Repeat the material exactly from its first line to the line that includes "c_purple = '#800080'". Skip pictures.

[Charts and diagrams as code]
# # # #
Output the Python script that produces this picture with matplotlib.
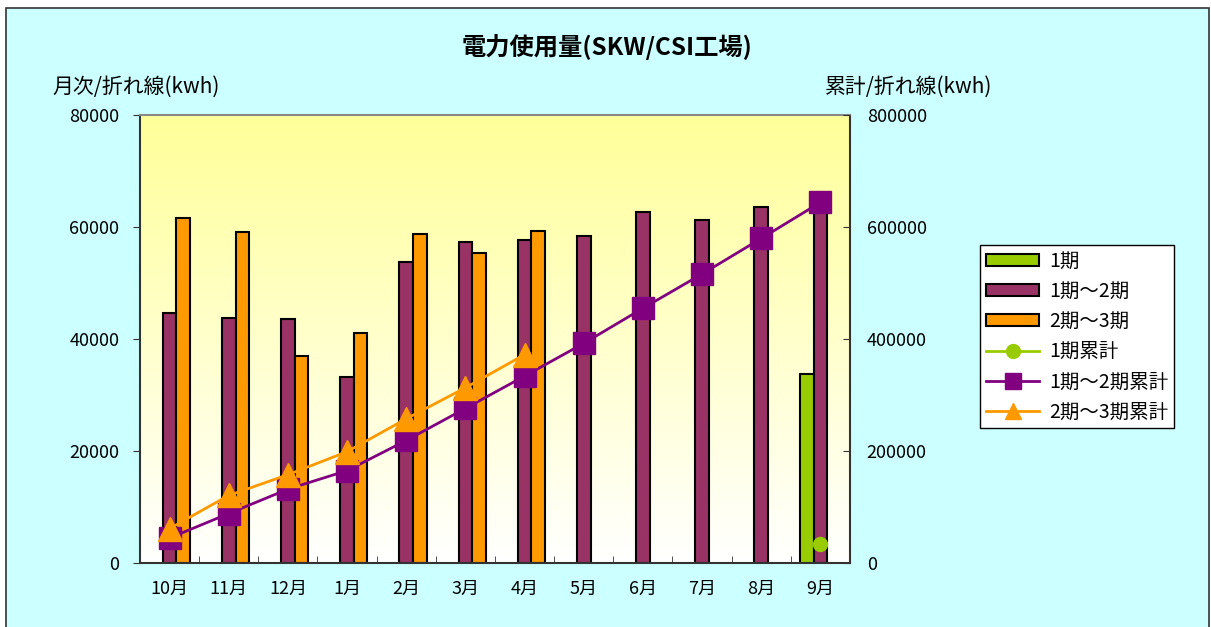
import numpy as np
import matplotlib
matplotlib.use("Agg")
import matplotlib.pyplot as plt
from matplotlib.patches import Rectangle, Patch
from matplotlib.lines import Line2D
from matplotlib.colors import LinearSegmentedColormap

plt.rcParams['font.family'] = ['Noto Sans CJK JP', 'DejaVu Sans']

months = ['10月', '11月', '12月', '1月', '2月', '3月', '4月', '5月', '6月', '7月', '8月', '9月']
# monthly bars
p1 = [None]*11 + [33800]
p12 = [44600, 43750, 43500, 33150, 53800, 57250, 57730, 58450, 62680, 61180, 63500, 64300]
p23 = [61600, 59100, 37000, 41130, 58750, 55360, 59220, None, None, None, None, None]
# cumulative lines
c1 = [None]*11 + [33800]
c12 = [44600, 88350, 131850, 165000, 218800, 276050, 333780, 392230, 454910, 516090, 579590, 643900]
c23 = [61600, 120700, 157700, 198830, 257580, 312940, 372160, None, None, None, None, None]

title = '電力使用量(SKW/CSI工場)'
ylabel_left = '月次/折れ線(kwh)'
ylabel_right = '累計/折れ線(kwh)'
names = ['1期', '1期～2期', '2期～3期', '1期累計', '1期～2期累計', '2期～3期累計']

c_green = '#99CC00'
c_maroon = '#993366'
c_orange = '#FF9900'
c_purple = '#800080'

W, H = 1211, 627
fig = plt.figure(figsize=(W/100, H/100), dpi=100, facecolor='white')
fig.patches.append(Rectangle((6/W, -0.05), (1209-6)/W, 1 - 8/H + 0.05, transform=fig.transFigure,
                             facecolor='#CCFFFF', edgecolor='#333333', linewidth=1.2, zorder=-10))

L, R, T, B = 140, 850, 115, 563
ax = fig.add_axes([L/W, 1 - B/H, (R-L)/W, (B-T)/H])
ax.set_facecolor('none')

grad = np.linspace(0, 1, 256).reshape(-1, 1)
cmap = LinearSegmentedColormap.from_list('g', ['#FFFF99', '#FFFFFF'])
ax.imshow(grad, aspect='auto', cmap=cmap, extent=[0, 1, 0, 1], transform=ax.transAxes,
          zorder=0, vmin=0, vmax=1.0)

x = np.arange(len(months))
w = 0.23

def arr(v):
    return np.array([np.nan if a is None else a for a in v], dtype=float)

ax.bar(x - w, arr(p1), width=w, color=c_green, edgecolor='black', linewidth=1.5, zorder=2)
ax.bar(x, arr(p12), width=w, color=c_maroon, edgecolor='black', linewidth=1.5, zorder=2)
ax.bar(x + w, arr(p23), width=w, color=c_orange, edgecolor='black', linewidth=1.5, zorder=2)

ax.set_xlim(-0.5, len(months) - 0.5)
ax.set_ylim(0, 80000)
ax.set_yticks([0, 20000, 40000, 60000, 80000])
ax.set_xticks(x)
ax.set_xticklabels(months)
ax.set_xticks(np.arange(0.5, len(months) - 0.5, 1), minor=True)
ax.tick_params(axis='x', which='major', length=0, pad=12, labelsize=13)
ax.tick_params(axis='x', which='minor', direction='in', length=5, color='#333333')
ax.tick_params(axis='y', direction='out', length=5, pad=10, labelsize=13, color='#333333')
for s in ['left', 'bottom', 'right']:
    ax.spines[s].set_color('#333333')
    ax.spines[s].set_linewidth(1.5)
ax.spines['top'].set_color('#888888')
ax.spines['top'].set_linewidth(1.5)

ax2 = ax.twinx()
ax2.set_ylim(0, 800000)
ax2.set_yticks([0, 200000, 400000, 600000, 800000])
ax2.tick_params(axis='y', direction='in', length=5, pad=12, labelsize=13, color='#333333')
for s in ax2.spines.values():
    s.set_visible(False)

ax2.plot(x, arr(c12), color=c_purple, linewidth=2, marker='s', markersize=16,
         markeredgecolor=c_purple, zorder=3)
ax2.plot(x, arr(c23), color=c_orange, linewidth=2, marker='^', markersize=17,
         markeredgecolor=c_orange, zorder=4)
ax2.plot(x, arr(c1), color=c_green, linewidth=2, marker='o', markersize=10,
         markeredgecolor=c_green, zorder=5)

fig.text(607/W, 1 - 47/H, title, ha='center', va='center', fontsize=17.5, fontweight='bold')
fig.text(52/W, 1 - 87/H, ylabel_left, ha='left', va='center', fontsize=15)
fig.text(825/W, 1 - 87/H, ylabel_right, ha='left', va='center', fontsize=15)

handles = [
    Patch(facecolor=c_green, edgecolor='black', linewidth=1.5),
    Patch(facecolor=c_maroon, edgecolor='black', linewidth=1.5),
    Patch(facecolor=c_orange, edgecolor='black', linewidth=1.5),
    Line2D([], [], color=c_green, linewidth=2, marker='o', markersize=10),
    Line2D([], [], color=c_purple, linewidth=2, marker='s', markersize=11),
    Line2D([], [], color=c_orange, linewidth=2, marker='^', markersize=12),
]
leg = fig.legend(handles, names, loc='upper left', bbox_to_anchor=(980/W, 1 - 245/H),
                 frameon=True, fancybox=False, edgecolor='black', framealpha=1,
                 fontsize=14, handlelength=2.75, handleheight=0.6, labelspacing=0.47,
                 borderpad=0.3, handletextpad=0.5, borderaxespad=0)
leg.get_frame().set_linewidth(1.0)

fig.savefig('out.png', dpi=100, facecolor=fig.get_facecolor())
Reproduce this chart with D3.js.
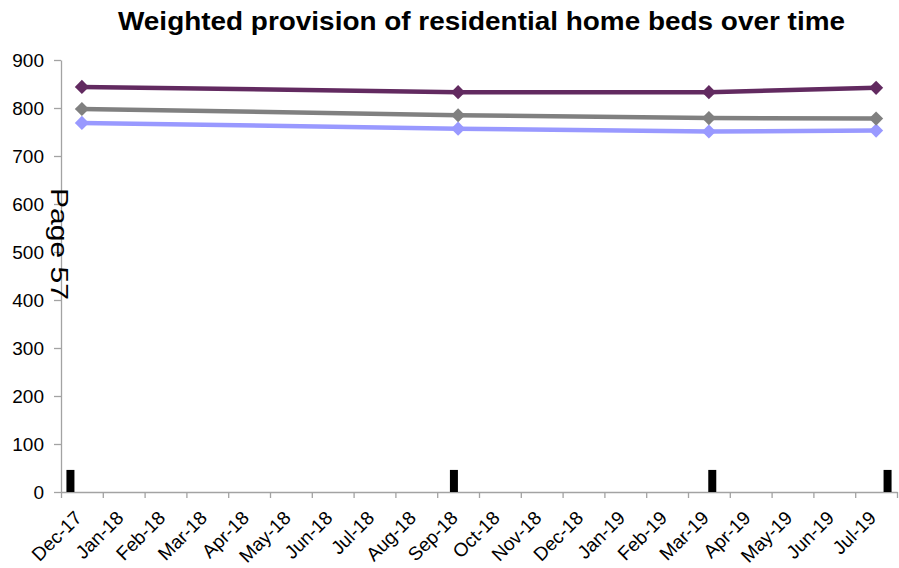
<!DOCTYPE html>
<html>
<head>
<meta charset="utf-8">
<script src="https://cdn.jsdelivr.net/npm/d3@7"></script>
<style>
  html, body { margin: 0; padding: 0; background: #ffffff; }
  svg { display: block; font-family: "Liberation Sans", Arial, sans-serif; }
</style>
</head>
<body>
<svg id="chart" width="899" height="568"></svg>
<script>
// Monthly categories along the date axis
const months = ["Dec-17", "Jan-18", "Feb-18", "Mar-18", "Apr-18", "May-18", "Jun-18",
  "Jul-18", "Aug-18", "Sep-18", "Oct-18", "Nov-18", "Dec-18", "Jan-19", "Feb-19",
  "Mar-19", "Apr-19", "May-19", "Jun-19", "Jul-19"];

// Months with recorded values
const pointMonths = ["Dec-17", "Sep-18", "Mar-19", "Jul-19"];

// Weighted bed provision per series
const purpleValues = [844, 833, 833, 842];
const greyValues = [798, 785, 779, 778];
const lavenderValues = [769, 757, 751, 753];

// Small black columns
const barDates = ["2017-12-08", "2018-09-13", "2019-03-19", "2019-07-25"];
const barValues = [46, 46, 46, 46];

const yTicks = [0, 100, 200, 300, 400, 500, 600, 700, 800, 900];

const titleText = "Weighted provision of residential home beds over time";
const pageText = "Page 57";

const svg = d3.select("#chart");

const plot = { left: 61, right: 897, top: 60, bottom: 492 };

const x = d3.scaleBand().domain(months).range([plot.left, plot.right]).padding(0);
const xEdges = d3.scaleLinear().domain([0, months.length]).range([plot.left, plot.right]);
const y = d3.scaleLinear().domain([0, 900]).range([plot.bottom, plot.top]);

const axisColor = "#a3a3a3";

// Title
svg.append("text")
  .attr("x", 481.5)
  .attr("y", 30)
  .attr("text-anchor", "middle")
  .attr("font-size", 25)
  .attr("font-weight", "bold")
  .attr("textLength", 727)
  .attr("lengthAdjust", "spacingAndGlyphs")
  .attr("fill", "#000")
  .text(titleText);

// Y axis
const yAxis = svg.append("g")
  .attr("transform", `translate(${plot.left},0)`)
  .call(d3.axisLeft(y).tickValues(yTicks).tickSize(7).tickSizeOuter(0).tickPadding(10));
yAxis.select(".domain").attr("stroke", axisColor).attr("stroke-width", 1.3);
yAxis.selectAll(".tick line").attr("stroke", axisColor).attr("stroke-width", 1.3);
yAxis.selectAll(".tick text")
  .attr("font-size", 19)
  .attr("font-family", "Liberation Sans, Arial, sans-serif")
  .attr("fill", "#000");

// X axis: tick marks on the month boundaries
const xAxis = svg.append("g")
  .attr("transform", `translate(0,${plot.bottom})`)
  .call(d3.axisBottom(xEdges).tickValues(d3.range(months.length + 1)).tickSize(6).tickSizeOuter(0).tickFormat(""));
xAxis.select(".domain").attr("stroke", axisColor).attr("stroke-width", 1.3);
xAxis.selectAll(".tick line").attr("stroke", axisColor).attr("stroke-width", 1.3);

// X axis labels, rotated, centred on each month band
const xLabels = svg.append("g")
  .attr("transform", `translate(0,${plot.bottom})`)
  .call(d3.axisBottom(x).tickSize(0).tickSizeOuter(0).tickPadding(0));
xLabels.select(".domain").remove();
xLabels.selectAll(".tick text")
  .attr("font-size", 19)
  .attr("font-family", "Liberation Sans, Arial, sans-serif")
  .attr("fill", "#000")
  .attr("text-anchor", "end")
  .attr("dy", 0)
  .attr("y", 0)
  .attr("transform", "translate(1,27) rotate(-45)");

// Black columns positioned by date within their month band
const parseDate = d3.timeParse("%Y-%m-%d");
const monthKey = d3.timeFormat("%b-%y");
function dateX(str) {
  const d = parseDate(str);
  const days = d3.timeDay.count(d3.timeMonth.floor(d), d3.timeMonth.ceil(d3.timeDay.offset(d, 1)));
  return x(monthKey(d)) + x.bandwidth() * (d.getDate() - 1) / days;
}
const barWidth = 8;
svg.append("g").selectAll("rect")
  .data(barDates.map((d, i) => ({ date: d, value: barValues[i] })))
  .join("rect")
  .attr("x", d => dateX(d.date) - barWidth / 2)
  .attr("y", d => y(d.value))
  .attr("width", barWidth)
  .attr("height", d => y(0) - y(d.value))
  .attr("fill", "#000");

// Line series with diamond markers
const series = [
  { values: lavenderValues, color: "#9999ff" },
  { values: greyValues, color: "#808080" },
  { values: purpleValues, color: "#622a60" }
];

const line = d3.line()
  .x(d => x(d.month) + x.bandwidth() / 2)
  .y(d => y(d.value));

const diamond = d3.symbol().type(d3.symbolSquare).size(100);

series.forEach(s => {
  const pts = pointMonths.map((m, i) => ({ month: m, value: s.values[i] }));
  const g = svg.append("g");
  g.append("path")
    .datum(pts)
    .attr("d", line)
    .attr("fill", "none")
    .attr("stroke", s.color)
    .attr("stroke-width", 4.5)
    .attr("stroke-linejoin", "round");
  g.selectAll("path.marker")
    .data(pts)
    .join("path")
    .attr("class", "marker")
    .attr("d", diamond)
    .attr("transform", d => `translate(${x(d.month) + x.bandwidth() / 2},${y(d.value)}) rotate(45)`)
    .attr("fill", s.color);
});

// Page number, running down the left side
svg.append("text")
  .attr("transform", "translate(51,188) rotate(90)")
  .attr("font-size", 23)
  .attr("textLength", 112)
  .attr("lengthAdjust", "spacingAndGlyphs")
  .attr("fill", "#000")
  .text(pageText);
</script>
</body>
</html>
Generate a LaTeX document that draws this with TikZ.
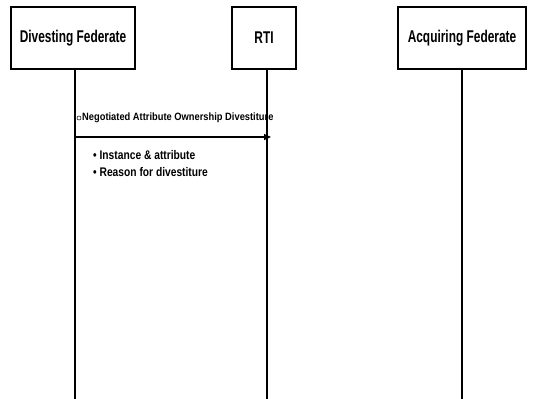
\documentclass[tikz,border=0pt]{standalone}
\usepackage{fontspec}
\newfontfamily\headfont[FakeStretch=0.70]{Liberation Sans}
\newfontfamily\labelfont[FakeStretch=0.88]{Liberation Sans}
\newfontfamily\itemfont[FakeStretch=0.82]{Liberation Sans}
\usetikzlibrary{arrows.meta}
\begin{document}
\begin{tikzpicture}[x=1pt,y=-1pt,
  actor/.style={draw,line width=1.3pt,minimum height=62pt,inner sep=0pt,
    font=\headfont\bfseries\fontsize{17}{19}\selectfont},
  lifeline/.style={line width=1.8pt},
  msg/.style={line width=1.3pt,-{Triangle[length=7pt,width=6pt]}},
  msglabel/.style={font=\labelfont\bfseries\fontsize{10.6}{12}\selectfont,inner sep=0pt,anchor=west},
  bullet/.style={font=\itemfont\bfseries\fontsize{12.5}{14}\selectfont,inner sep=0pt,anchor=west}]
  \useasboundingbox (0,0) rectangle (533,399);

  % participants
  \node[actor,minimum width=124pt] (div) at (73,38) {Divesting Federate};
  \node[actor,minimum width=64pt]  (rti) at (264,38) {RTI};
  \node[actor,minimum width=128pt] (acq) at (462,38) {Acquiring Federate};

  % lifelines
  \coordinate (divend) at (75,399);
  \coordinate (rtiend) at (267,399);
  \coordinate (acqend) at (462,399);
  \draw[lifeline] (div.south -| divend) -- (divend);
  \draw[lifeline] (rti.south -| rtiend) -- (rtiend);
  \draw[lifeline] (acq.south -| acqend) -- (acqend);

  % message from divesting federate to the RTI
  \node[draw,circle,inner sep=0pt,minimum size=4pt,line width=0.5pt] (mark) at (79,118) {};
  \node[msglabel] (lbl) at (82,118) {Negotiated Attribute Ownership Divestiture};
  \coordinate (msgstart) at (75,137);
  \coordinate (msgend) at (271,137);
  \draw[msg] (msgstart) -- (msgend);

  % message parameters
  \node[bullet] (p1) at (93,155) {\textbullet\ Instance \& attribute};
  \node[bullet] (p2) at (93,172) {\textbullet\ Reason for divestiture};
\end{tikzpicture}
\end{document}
# # # #
— Complete response —
Output the Python script that produces this picture with matplotlib.
import numpy as np
import matplotlib
matplotlib.use("Agg")
import matplotlib.pyplot as plt
from matplotlib.patches import Rectangle, Patch
from matplotlib.lines import Line2D
from matplotlib.colors import LinearSegmentedColormap

plt.rcParams['font.family'] = ['Noto Sans CJK JP', 'DejaVu Sans']

months = ['10月', '11月', '12月', '1月', '2月', '3月', '4月', '5月', '6月', '7月', '8月', '9月']
# monthly bars
p1 = [None]*11 + [33800]
p12 = [44600, 43750, 43500, 33150, 53800, 57250, 57730, 58450, 62680, 61180, 63500, 64300]
p23 = [61600, 59100, 37000, 41130, 58750, 55360, 59220, None, None, None, None, None]
# cumulative lines
c1 = [None]*11 + [33800]
c12 = [44600, 88350, 131850, 165000, 218800, 276050, 333780, 392230, 454910, 516090, 579590, 643900]
c23 = [61600, 120700, 157700, 198830, 257580, 312940, 372160, None, None, None, None, None]

title = '電力使用量(SKW/CSI工場)'
ylabel_left = '月次/折れ線(kwh)'
ylabel_right = '累計/折れ線(kwh)'
names = ['1期', '1期～2期', '2期～3期', '1期累計', '1期～2期累計', '2期～3期累計']

c_green = '#99CC00'
c_maroon = '#993366'
c_orange = '#FF9900'
c_purple = '#800080'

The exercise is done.